Lets see what kind of a hand we have been dealt here. One third fender skirt, lays right along the seat stay for chain clearance.
The fender isnt a true "balloon" fender so the wrap is minimal, but the length is right. The rear suspension link is going to have to anchor and trim the front, and the rear will be held with standard fender braces. Due to the size of the knobbies and the clearance issues, they will have to be fabricated from flat stock. Probably aluminum. This bitch is going to be heavy, no doubt, but full fricken aero too. Look at this profile.

Wednesday, November 21, 2007

Project one:

Project one presents quite an enigma. Take a fully functional 2005 FSR 120 (stumpjumper) operating mountain bike, and turn it into a replica (of sorts) of a 1950's era Schwinn Phantom. Oh yeah...and still have a fully functional mountain bike

The real challenge is that the bike we are trying to replicate is defined as much by the shape and geometry as by its details and look. I cant change the geometry of the FSR so we will have to compensate by creating what i hope will be "cultural camouflage" or fabricate details onto the new bike that could have been on a Phantom era bicycle but not necessary were on the bike.



What the hell am i talking about?

Well for starters, i plan on adding half skirts on both the front and rear wheels, where the phantom had only fenders. The skirts will give me some room to add era proper decals and design elements and give the nostalgic feeling of a vintage bike. I cant replace the fork with springer front end but could add a fin and integrated light into the fender (Chrome, lots of chrome) i love that integrated rack/tail light. I hope to fabricate or better yet, purchase a replica rack just like that for the rear end. A chain guard, replica seat, chrome bars, molded grips, all these things are easy (i hope) here is the stuff that wont be as easy:

Challenges: yes there are many.

1. The frame is constructed entirely out of aluminum, that means anything added has to be bolted not just welded or brazed on. or we have to involve professionals. If there is one thing i have learned its when you take a project like this out of the garage for a five minute fix at a professional shop, you end up with them trying to either re-engineer your project, or you find yourself defending why you are cutting up a perfectly good mountain bike in the first place. I have found most people lack the vision for garage engineering and would rather just leave them out of it.

2. The variable suspension in the rear means anything i add to the rear also has to float, fenders, skirts, racks, lights, yes....anything.

3. The tank. The tank is as integral to the piece as the right paint job. The construction is the one part of the project i really haven't got a solid game plan for. I could find a motorcycle shop that does custom tanks to take on the project, however there are a few reasons i don't think that would work, firstly: see rant in #1, secondly it could be costly. Again the material of choice would be steel and attaching it will require some kind of complex strap or rig to keep it from rattling off. I could mock it up with foam and fiberglass, cast it backwards with resin and have essentially a hollow shell, but it would lack the chrome look i was hoping for. This for now remains undecided.

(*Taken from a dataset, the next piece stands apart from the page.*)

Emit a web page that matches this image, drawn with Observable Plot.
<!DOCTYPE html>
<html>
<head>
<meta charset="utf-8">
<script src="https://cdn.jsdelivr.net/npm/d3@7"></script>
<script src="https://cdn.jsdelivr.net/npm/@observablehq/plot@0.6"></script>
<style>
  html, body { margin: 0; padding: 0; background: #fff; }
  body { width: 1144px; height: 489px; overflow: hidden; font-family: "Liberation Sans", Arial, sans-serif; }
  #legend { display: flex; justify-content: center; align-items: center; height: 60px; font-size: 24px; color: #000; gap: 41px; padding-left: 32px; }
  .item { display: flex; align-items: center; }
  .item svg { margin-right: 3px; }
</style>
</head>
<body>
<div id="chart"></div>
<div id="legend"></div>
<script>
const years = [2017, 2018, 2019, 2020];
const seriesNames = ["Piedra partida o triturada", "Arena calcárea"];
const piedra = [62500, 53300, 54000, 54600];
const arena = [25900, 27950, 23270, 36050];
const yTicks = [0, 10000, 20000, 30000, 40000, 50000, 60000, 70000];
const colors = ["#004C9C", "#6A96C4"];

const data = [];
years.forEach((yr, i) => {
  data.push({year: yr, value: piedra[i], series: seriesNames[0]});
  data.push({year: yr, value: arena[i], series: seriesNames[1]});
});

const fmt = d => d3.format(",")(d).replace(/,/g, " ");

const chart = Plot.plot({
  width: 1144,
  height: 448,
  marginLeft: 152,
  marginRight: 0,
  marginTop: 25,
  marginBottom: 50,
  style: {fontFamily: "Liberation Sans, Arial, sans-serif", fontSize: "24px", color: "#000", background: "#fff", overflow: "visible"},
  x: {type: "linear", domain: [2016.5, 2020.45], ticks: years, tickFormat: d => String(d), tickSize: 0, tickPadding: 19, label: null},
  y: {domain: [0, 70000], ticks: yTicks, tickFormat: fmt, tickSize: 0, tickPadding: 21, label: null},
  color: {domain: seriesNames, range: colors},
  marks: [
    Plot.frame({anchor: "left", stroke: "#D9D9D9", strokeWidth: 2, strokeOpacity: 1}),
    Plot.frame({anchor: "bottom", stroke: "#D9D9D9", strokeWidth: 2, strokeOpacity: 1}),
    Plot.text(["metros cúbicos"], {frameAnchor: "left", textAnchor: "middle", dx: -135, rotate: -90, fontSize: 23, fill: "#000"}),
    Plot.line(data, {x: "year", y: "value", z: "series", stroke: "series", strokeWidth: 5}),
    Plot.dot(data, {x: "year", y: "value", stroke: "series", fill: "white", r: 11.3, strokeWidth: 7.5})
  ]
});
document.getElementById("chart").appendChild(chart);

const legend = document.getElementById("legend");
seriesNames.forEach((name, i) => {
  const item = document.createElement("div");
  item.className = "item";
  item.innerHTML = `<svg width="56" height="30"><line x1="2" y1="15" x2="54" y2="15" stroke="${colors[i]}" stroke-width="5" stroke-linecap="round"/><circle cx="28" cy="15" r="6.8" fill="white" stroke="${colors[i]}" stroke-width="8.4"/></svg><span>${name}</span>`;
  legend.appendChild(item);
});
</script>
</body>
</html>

4. Keeping the bike light enough to be ridden but sturdy enough to not rattle apart on the first ride. I could easily create a great looking bike that would work well enough on the street, but what is fun in that? I could just get a replica cruiser to do that on. I want to be able to rock this bitch in papago.

5. Drive train. This is less of a challenge and more of a design engineering sticking point. the obvious choice is to go single-speed. The bike could handle it. I love my single speed, (see below)
A second choice would be 1x9, or one front gear, and keep the rear derailleur. this means the skirt couldn't hide the derailleur and it will show below the trick skirt. This decision remains still on the chalkboard undecided.

6. There are many more challenges not listed here, but these are what i would call "deal breakers" not being able to push past a challenge like one of these is the reason projects either get shelved for years at a time, or shit canned altogether. I will keep this diary apprised of the progress as it become available.